Refined product sales are the core revenue stream. Marathon Petroleum Corporation sells gasoline, diesel, jet fuel, and other refined products from its refining system. The scale matters because refining revenue is volume-driven and price-driven at the same time. High throughput and wide product cracks lift cash flow; weak crack spreads compress it.

The company's refining footprint of 13 refineries and 2.9 million barrels per calendar day of capacity gives it a large sales base. For academic work, this supports analysis of how a downstream oil company converts crude oil into higher-value finished products and monetizes the spread between input crude cost and output product prices.

Renewable diesel sales are a smaller, newer revenue stream. Marathon Petroleum Corporation does not separately disclose a public revenue line item for renewable diesel sales in the same way it reports consolidated revenues, so there is no public standalone dollar amount here to quote without guessing.

The business relevance is strategic rather than purely quantitative. Renewable diesel sales matter because they expand product mix, expose Marathon Petroleum Corporation to low-carbon fuel markets, and can support compliance and margin diversification. In a Canvas model, this is a separate value stream even when the reported revenue is folded into consolidated refining results.

Midstream fee-based income comes mainly through MPLX. Fee-based income means earnings tied to volumes and contracts rather than commodity price exposure. That lowers earnings volatility compared with refining, because pipeline, terminal, and gathering assets often earn fees for transportation, storage, and handling.

Marathon Petroleum Corporation does not present a clean standalone midstream revenue figure in the same way it reports consolidated sales. The useful data point for analysis is the ownership link: MPLX is Marathon Petroleum Corporation's primary midstream affiliate and a major source of cash generation through equity earnings and distributions.

Natural gas processing and pipeline income sits inside MPLX's midstream portfolio.
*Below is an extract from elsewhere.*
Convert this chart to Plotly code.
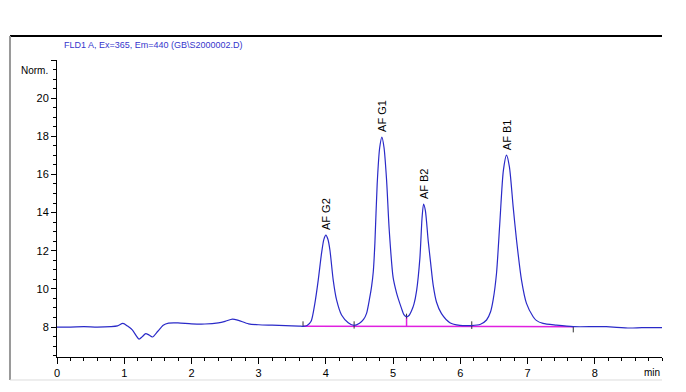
import plotly.graph_objects as go

# Chromatogram trace (time in min, signal in Norm.)
time_min = [0.0, 0.2, 0.4, 0.6, 0.8, 0.9, 0.98, 1.05, 1.12, 1.22, 1.27, 1.32, 1.37, 1.42, 1.5, 1.58, 1.66,
            1.8, 2.0, 2.2, 2.4, 2.5, 2.61, 2.7, 2.85, 3.0, 3.2, 3.4, 3.6,
            3.66, 3.72, 3.78, 3.836, 3.886, 3.935, 3.97, 4.0, 4.03, 4.06, 4.109, 4.159, 4.233, 4.332, 4.42,
            4.5, 4.56, 4.605, 4.65, 4.679, 4.705, 4.729, 4.763, 4.80, 4.833, 4.865, 4.903, 4.942, 5.0,
            5.05, 5.075, 5.125, 5.16, 5.2, 5.24, 5.274, 5.31, 5.349, 5.398, 5.43, 5.453, 5.48, 5.521,
            5.56, 5.596, 5.646, 5.72, 5.844, 5.993, 6.166, 6.3, 6.39, 6.45, 6.488, 6.538, 6.587, 6.64,
            6.687, 6.73, 6.786, 6.836, 6.91, 6.984, 7.083, 7.13, 7.23, 7.43, 7.68, 8.0, 8.17, 8.52, 8.7, 9.0]
signal = [8.0, 8.0, 8.02, 8.0, 8.02, 8.06, 8.19, 8.05, 7.85, 7.37, 7.5, 7.66, 7.58, 7.48, 7.78, 8.1, 8.21,
          8.22, 8.17, 8.16, 8.22, 8.3, 8.42, 8.35, 8.17, 8.12, 8.1, 8.08, 8.05,
          8.04, 8.08, 8.3, 9.24, 10.46, 11.86, 12.6, 12.82, 12.6, 12.04, 10.46, 9.42, 8.63, 8.23, 8.09,
          8.2, 8.4, 8.72, 9.5, 10.11, 10.9, 12.4, 15.5, 17.4, 17.96, 17.4, 15.7, 13.1, 10.6,
          9.8, 9.5, 8.98, 8.65, 8.54, 8.62, 8.85, 9.2, 9.9, 11.6, 13.7, 14.45, 14.1, 12.56,
          11.3, 10.2, 9.3, 8.7, 8.23, 8.09, 8.08, 8.15, 8.37, 8.8, 9.42, 10.81, 13.43, 16.2,
          17.01, 16.4, 14.3, 12.56, 10.46, 9.24, 8.54, 8.35, 8.19, 8.1, 8.02, 8.02, 8.02, 7.95, 7.97, 7.97]

# Peak labels
peak_names = ["AF G2", "AF G1", "AF B2", "AF B1"]
peak_times = [4.0, 4.833, 5.453, 6.687]
peak_heights = [12.82, 17.96, 14.45, 17.01]

# Axis ticks
x_ticks = [0, 1, 2, 3, 4, 5, 6, 7, 8]
y_ticks = [8, 10, 12, 14, 16, 18, 20, 22]
y_ticklabels = ["8", "10", "12", "14", "16", "18", "20", ""]

# Integration baseline
baseline_t = [3.66, 7.68]
baseline_v = [8.04, 8.02]

# Integration event marks (time, low, high)
mark_t = [3.66, 4.42, 5.2, 6.17, 7.68]
mark_lo = [8.04, 7.92, 8.45, 7.9, 7.72]
mark_hi = [8.3, 8.3, 8.7, 8.3, 8.02]
# drop line between G1 and B2
drop_t = 5.2
drop_lo = 8.03
drop_hi = 8.54

title_text = "FLD1 A, Ex=365, Em=440 (GB\\S2000002.D)"

sans = "Liberation Sans, Arial, sans-serif"

fig = go.Figure()
fig.add_trace(go.Scatter(x=baseline_t, y=baseline_v, mode="lines",
                         line=dict(color="#e020e0", width=1.5), hoverinfo="skip"))
fig.add_trace(go.Scatter(x=[drop_t, drop_t], y=[drop_lo, drop_hi], mode="lines",
                         line=dict(color="#e020e0", width=1.5), hoverinfo="skip"))
mx, my = [], []
for t, lo, hi in zip(mark_t, mark_lo, mark_hi):
    mx += [t, t, None]
    my += [lo, hi, None]
fig.add_trace(go.Scatter(x=mx, y=my, mode="lines", line=dict(color="#333333", width=1),
                         hoverinfo="skip"))
fig.add_trace(go.Scatter(x=time_min, y=signal, mode="lines",
                         line=dict(color="#2a2ac8", width=1.2, shape="spline", smoothing=0.7)))

for name, t, h in zip(peak_names, peak_times, peak_heights):
    fig.add_annotation(x=t, y=h, text=name, textangle=-90, showarrow=False,
                       xanchor="center", yanchor="bottom", yshift=3,
                       font=dict(family=sans, size=11, color="black"))

fig.add_annotation(xref="paper", yref="paper", x=0.008, y=1.0505, text=title_text,
                   showarrow=False, xanchor="left", yanchor="middle",
                   font=dict(family=sans, size=9, color="#3535cc"))
fig.add_annotation(xref="paper", yref="paper", x=-0.011, y=0.966, text="Norm.",
                   showarrow=False, xanchor="right", yanchor="middle",
                   font=dict(family=sans, size=10, color="black"))
fig.add_annotation(xref="paper", yref="paper", x=1.0, y=-0.053, text="min",
                   showarrow=False, xanchor="right", yanchor="middle",
                   font=dict(family=sans, size=10, color="black"))

# frame
fig.add_shape(type="line", xref="paper", yref="paper", x0=-0.0777, x1=1.0, y0=1.0808, y1=1.0808,
              line=dict(color="black", width=2))
fig.add_shape(type="line", xref="paper", yref="paper", x0=-0.0777, x1=-0.0777, y0=1.0808, y1=-0.0774,
              line=dict(color="#999999", width=2))
fig.add_shape(type="line", xref="paper", yref="paper", x0=-0.0777, x1=1.0, y0=-0.0774, y1=-0.0774,
              line=dict(color="#dddddd", width=1))

# page has an 8px body margin, so the figure is 8px smaller on each side
fig.update_layout(
    width=678, height=384, showlegend=False,
    margin=dict(l=49, r=24, t=52, b=35),
    paper_bgcolor="white", plot_bgcolor="white",
    font=dict(family=sans, size=11, color="black"),
    xaxis=dict(range=[0, 9.0], tickmode="array", tickvals=x_ticks, showgrid=False, zeroline=False,
               showline=True, linecolor="black", linewidth=1, ticks="outside", ticklen=6,
               tickcolor="black", tickfont=dict(family=sans, size=11),
               minor=dict(dtick=0.2, tick0=0, ticks="outside", ticklen=3, tickcolor="black")),
    yaxis=dict(range=[6.43, 22.0], tickmode="array", tickvals=y_ticks, ticktext=y_ticklabels,
               showgrid=False, zeroline=False, showline=True, linecolor="black", linewidth=1,
               ticks="outside", ticklen=5, tickcolor="black", tickfont=dict(family=sans, size=11),
               minor=dict(dtick=0.5, tick0=8, ticks="outside", ticklen=3, tickcolor="black")),
)

fig.write_html("out.html")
The economics come from processing fees, transportation tariffs, and fractionation-related cash flow. These revenues are important because they are recurring and contract-based, which makes them less cyclical than refining margins.

For an academic paper, this stream supports a contrast between commodity-exposed earnings and fee-based earnings. That contrast is central to Marathon Petroleum Corporation's business model because it reduces dependence on any single price environment.

MPLX distributions to MPC are a direct cash stream. In first-quarter 2025, MPLX declared a cash distribution of $0.8505 per common unit. On an annualized basis, that equals $3.402 per unit if maintained for four quarters.

These distributions matter because they move cash from the midstream affiliate to Marathon Petroleum Corporation's parent-level balance sheet. In valuation work, this supports a sum-of-the-parts view, where you separate refining cash flow from recurring midstream cash receipts.

In the revenue-stream analysis for the Business Model Canvas, the most important split is between direct operating revenue and indirect cash income:

  • $140.9 billion consolidated revenue base tied mainly to refined product sales
  • Renewable diesel revenue embedded in consolidated results
  • Midstream fee income embedded in MPLX results
  • Natural gas processing and pipeline income embedded in MPLX results
  • MPLX cash distributions as a parent-level cash return stream

2.9 million barrels per calendar day of refining capacity and 13 refineries remain the operating foundation behind the sales engine, while MPLX provides the fee-based layer that supports cash flow stability.